La vie des fabricans et des ouvriers de Sheffield présente quelques traits intéressans. Les lords de l’acier arrivent le matin en voiture ou à cheval dans leurs sombres et tristes ateliers, aux murs décrépits, aux escaliers de bois chancelans et usés, aux voûtes basses, aux salles humides et fumeuses, où les lois de l’hygiène n’ont pas toujours été respectées : Ils retournent le soir dans de riches maisons, entourées de jardins[1] et bâties sur la partie de la ville qui s’élève en colline. Il y en a même qui habitent dans la campagne d’opulentes villas, agréablement situées au revers des coteaux. Le paysage affecte autour d’eux un air d’élégance et de cérémonie. Des sentiers recouverts d’asphalte et secs même en hiver s’égarent au milieu des champs pour les plaisirs du promeneur. Les vitres des maisons, faites d’un seul morceau de glace, laissent entrevoir des fleurs rares, des femmes en fraîches toilettes et toutes les pompes de la vie de famille. Les idées de ces négocians ne s’étendent guère au-delà de l’horizon des affaires ; il est vrai que ce cercle embrasse une étendue considérable. L’un d’eux m’expliquait ainsi ses plaisirs : « Le soir, quand j’ai les pieds sur mon garde-feu, je songe que je dîne dans la personne de mes couteaux chez les rois et les grands de la terre, que mes scies et mes limes travaillent dans les deux mondes, que mes fins ciseaux d’acier découpent entre les doigts de la beauté les broderies riches et délicates, que mes rasoirs se promènent

  1. Quelques-uns de ces jardins sont tout modernes et n’en ont pas moins pour cela l’apparence d’une végétation ancienne.
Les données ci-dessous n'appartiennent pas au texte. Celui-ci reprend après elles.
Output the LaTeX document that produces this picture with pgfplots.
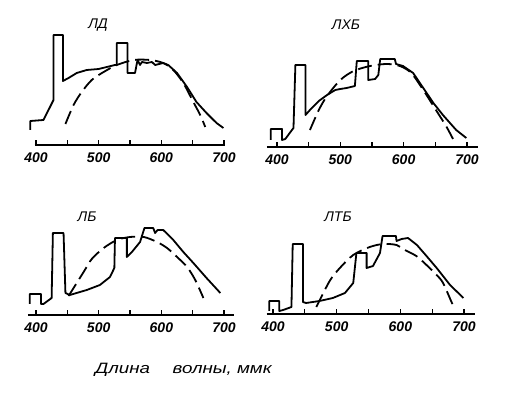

Cela tient à la manière de les former. Quand on bâtit une maison, les ouvriers relèvent le gazon, le roulent comme un tapis et le déposent dans un coin. Quand la bâtisse est terminée, on étend sur la partie destinée au jardin ce même gazon dont on ravive les couleurs avec de l’eau. On plante ensuite de grands arbres qui, grâce à des soins et à une méthode savante, reprennent racine.